Approaches to Designing a Learning (not Grading) Orientation


Think back to when you were in school. Like me, you probably never gave a thought to how homework was actually supporting your own learning. Like me, you simply did it…or didn’t do it. If you were in the latter category, you most likely received poor grades despite your level of content and skills mastery. What if, however, homework was optional; thus, giving you agency over your own learning? At Pinewood, the “homework debate,” speaks to the wider issue of challenging traditional grading practices.

We have used the best minds in educational research to carefully shift the way we think about homework. Our premise is based on the essential difference between formative and summative assessments. Formative assessments, like homework, classwork and quizzes, are assessments for learning. These assignments are designed to challenge students to play with new ideas, take risks and learn from their failures. In contrast, summative assessments, like end-of-unit tests, projects and presentations, are assessments of learning. They demonstrate what students have learned. Once this distinction is made, it’s easy to understand that homework, which is important for the learning process, should be designed to challenge, assigned as a choice and not graded with traditional marks. Rather, our teachers provide rich feedback on each homework assignment and the focus of homework shifts to learning for improvement, not doing it for a grade.

Alfie Kohn, a leading voice for modernizing educational practices, summarizes the research on grading with three points below from The Case Against Grades, Educational Leadership, November 2011. Kohn’s points support our shifting practices at Pinewood, including, but not limited to, our approach to homework.

Grades tend to diminish students’ interest in whatever they are learning. A “grading orientation” and a “learning orientation” have been shown to be inversely related. Every study that has investigated the impact on intrinsic motivation of receiving grades (or instructions that emphasize the importance of getting good grades) has found a negative impact.

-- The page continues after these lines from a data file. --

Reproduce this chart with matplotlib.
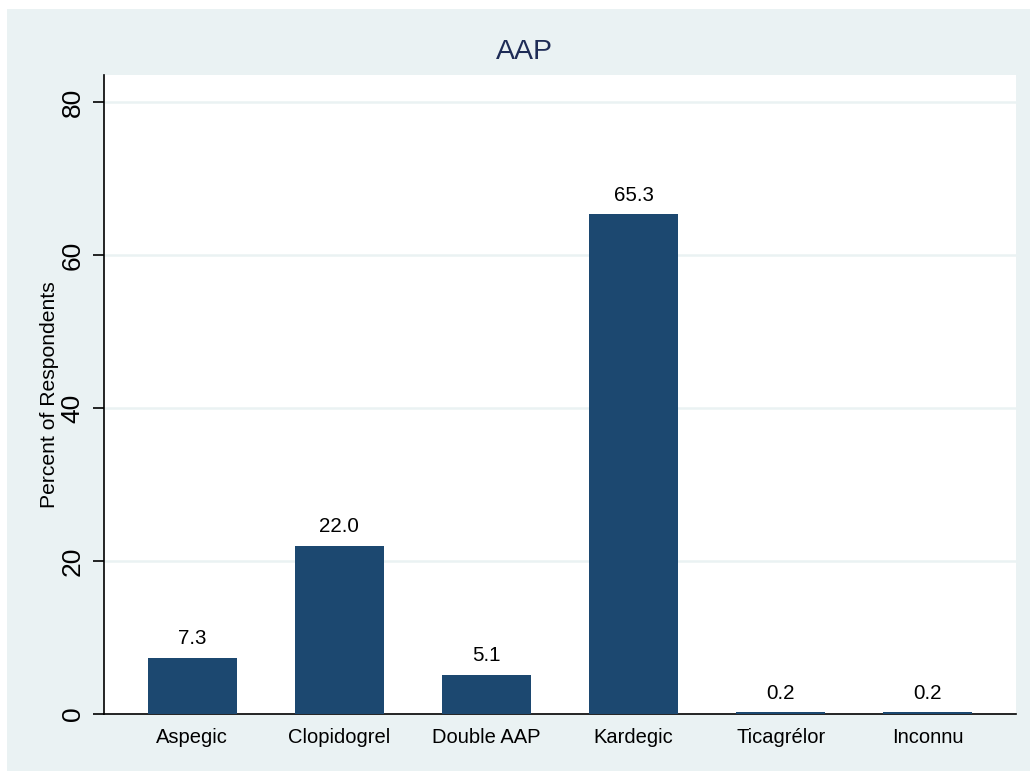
import matplotlib
matplotlib.use("Agg")
import matplotlib.pyplot as plt
from matplotlib.patches import Rectangle

categories = ["Aspegic", "Clopidogrel", "Double AAP", "Kardegic", "Ticagrélor", "Inconnu"]
values = [7.3, 22.0, 5.1, 65.3, 0.2, 0.2]
yticks = [0, 20, 40, 60, 80]
title = "AAP"
ylabel = "Percent of Respondents"

W, H = 1030, 771
plt.rcParams['font.family'] = ['Liberation Sans', 'DejaVu Sans']
fig = plt.figure(figsize=(W / 100, H / 100), dpi=100)
fig.patch.set_facecolor('white')
bg = '#EAF2F3'
fig.patches.append(Rectangle((7 / W, 0), 1 - 7 / W, 1 - 9 / H, transform=fig.transFigure,
                             facecolor=bg, edgecolor='none', zorder=-10))

left, right, top, bottom = 104, 1016, 75, 714
ax = fig.add_axes([left / W, 1 - bottom / H, (right - left) / W, (bottom - top) / H])
ax.set_facecolor('white')

x = list(range(len(categories)))
ax.bar(x, values, width=0.605, color='#1C4870', zorder=3)
for xi, v in zip(x, values):
    ax.annotate(f"{v:.1f}", (xi, v), xytext=(0, 7), textcoords='offset points',
                ha='center', va='bottom', fontsize=14.8, color='black')

ax.set_xlim(-0.6, 5.6)
ax.set_ylim(0, (bottom - top) / ((bottom - 102) / 80))
ax.set_yticks(yticks)
ax.set_yticklabels([str(t) for t in yticks], rotation=90, va='center', fontsize=19)
ax.set_xticks(x)
ax.set_xticklabels(categories, fontsize=14.5)
ax.tick_params(axis='x', length=0, pad=10)
ax.tick_params(axis='y', length=8, width=1.2, pad=6)
for t in yticks[1:]:
    ax.axhline(t, color=bg, lw=1.8, zorder=1)

for s in ['top', 'right']:
    ax.spines[s].set_visible(False)
for s in ['left', 'bottom']:
    ax.spines[s].set_linewidth(1.2)
    ax.spines[s].set_color('black')

ax.set_ylabel(ylabel, fontsize=15.2)
ax.yaxis.set_label_coords((59 - left) / (right - left), 0.5)
fig.text((496 + 553) / 2 / W, 1 - 52 / H, title, ha='center', va='center',
         fontsize=20.5, color='#1E2C56')

fig.savefig("out.png", dpi=100, facecolor=fig.get_facecolor())
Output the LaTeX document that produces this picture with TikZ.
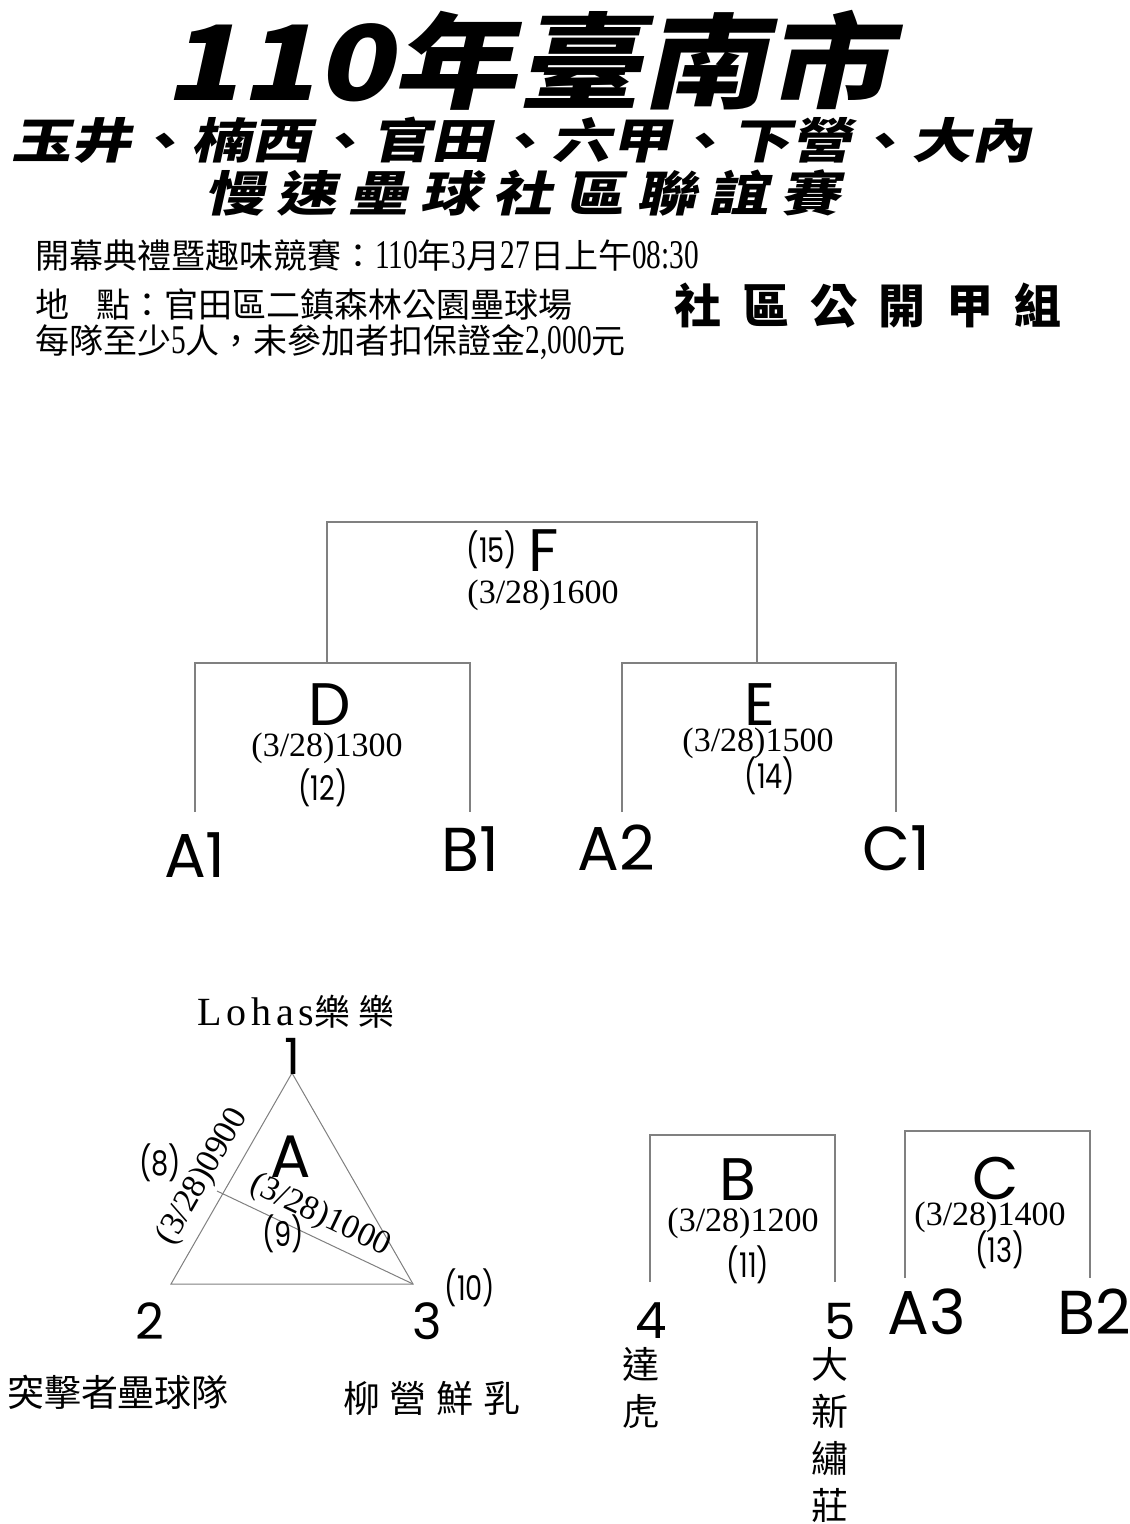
\documentclass[tikz,border=0pt]{standalone}
\usepackage{fontspec}
\setmainfont{Liberation Serif}
\newfontfamily\cjk{Noto Sans CJK TC}
\newfontfamily\titlecjk{Noto Sans CJK TC}[FakeSlant=0.22,FakeStretch=1.2]
\newfontfamily\subcjk{Noto Sans CJK TC}[FakeSlant=0.22,FakeStretch=1.25]
\newfontfamily\geo{Poppins}
\newfontfamily\geon{Poppins}[FakeStretch=0.8]
\newfontfamily\dig{Liberation Serif}[FakeStretch=0.72,Scale=1.2]
\newfontfamily\datef{Liberation Serif}
\definecolor{linegray}{HTML}{808080}
\tikzset{
  lbl/.style={inner sep=0pt, outer sep=0pt, text=black},
  bigl/.style={lbl, font=\geo\fontsize{60}{60}\selectfont},
  teaml/.style={lbl, font=\geo\fontsize{62}{62}\selectfont},
  datel/.style={lbl, font=\datef\fontsize{34}{34}\selectfont},
  numl/.style={lbl, font=\geon\fontsize{34}{34}\selectfont},
  vertl/.style={lbl, font=\geo\fontsize{50}{50}\selectfont},
  namel/.style={lbl, font=\cjk\fontsize{37}{47}\selectfont, align=center},
  infol/.style={lbl, anchor=west, font=\cjk\fontsize{34}{34}\selectfont},
  br/.style={draw=linegray, line width=1.4pt},
}
\begin{document}
\begin{tikzpicture}[x=1pt,y=-1pt]
\useasboundingbox (0,0) rectangle (1130,1524);
\fill[white] (0,0) rectangle (1130,1524);

% ---------- titles ----------
\node[lbl, font=\titlecjk\bfseries\fontsize{104}{104}\selectfont] (t1) at (528,60) {110年臺南市};
\node[lbl, font=\subcjk\bfseries\fontsize{48}{48}\selectfont] (t2) at (522,140) {玉井、楠西、官田、六甲、下營、大內};
\node[lbl, font=\subcjk\bfseries\fontsize{48}{48}\selectfont] (t3) at (522,193)
  {慢\hspace{12pt}速\hspace{12pt}壘\hspace{12pt}球\hspace{12pt}社\hspace{12pt}區\hspace{12pt}聯\hspace{12pt}誼\hspace{12pt}賽};
\node[lbl, font=\cjk\bfseries\fontsize{47}{47}\selectfont] (grp) at (868,306)
  {社\hspace{21pt}區\hspace{21pt}公\hspace{21pt}開\hspace{21pt}甲\hspace{21pt}組};

\node[infol] (i1) at (35,256) {開幕典禮暨趣味競賽：{\dig 110}年{\dig 3}月{\dig 27}日上午{\dig 08:30}};
\node[infol] (i2) at (35,305) {地\hspace{28pt}點：官田區二鎮森林公園壘球場};
\node[infol] (i3) at (35,342) {每隊至少{\dig 5}人，未參加者扣保證金{\dig 2,000}元};

% ---------- knockout bracket ----------
\coordinate (fL) at (327,522); \coordinate (fR) at (757,522);
\coordinate (dT) at (327,663); \coordinate (eT) at (757,663);
\coordinate (dL) at (195,663); \coordinate (dR) at (470,663);
\coordinate (eL) at (622,663); \coordinate (eR) at (896,663);
\coordinate (a1T) at (195,812); \coordinate (b1T) at (470,812);
\coordinate (a2T) at (622,812); \coordinate (c1T) at (896,812);

\draw[br] (dT) -- (fL) -- (fR) -- (eT);
\draw[br] (a1T) -- (dL) -- (dR) -- (b1T);
\draw[br] (a2T) -- (eL) -- (eR) -- (c1T);

\node[numl] (n15) at (492,550) {(15)};
\node[bigl] (F) at (544,551) {F};
\node[datel] (dF) at (543,595) {(3/28)1600};

\node[bigl] (D) at (330,705) {D};
\node[datel] (dD) at (327,748) {(3/28)1300};
\node[numl] (n12) at (323,788) {(12)};

\node[bigl] (E) at (760,705) {E};
\node[datel] (dE) at (758,743) {(3/28)1500};
\node[numl] (n14) at (770,776) {(14)};

\node[teaml] (A1) at (195,855) {A1};
\node[teaml] (B1) at (470,849) {B1};
\node[teaml] (A2) at (616,848) {A2};
\node[teaml] (C1) at (896,848) {C1};

% ---------- group A (triangle) ----------
\coordinate (v1) at (292,1073);
\coordinate (v2) at (171,1284);
\coordinate (v3) at (413,1284);
\coordinate (pin) at (217,1191);
\draw[br, line width=1pt] (v1) -- (v2) -- (v3) -- cycle;
\draw[br, line width=1pt] (pin) -- (v3);

\node[lbl, font=\datef\fontsize{40}{40}\selectfont] (loh) at (296,1012)
  {\addfontfeature{LetterSpace=12}Lohas{\cjk\fontsize{36}{36}\selectfont 樂\hspace{8pt}樂}};
\node[vertl] (t1n) at (292,1056) {1};
\node[bigl] (Ag) at (291,1157) {A};
\node[numl] (n8) at (160,1163) {(8)};
\node[datel, rotate=60.2] (d9) at (203,1177) {(3/28)0900};
\node[datel, rotate=-25.4] (d10) at (320,1216) {(3/28)1000};
\node[numl] (n9) at (283,1234) {(9)};
\node[numl] (n10) at (470,1288) {(10)};
\node[vertl] (t2n) at (150,1321) {2};
\node[vertl] (t3n) at (427,1321) {3};
\node[namel] (nm2) at (118,1392) {突擊者壘球隊};
\node[namel] (nm3) at (432,1398) {柳\hspace{10pt}營\hspace{10pt}鮮\hspace{10pt}乳};

% ---------- group B ----------
\coordinate (bL) at (650,1135); \coordinate (bR) at (835,1135);
\coordinate (b4) at (650,1282); \coordinate (b5) at (835,1282);
\draw[br] (b4) -- (bL) -- (bR) -- (b5);
\node[bigl] (Bg) at (738,1180) {B};
\node[datel] (dB) at (743,1223) {(3/28)1200};
\node[numl] (n11) at (748,1265) {(11)};
\node[vertl] (t4n) at (651,1321) {4};
\node[vertl] (t5n) at (840,1321) {5};
\node[namel, anchor=north] (nm4) at (641,1347) {達\\虎};
\node[namel, anchor=north] (nm5) at (830,1347) {大\\新\\繡\\莊};

% ---------- group C ----------
\coordinate (cL) at (905,1131); \coordinate (cR) at (1090,1131);
\coordinate (cA) at (905,1278); \coordinate (cB) at (1090,1278);
\draw[br] (cA) -- (cL) -- (cR) -- (cB);
\node[bigl] (Cg) at (996,1178) {C};
\node[datel] (dC) at (990,1217) {(3/28)1400};
\node[numl] (n13) at (1000,1250) {(13)};
\node[teaml] (A3) at (927,1312) {A3};
\node[teaml] (B2) at (1094,1312) {B2};
\end{tikzpicture}
\end{document}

Grades create a preference for the easiest possible task. Impress upon students that what they’re doing will count towards their grade, and their response will likely be to avoid taking any unnecessary intellectual risks. They’ll choose a shorter book, or a project on a familiar topic, in order to minimize the chance of doing poorly – not because they’re unmotivated but because they are responding to adults who have sent the message that grades matters more than learning.

Grades tend to reduce the quality of students’ thinking. They may skim books for what they’ll ‘need to know’. They’re less likely to wonder, “How can we be sure that’s true?” than to ask “Is this going to be on the test?”

So, when it comes to the correlation between homework and academic achievement, the key is in the design. At Pinewood, we believe that by placing learning at the center, not grades, students win every time. Indeed, as the late Grant Wiggins wrote, the point of school is not to get good at school. As such, I think we would all agree that the purpose of school is to engage and empower students to be independent, self-directed learners.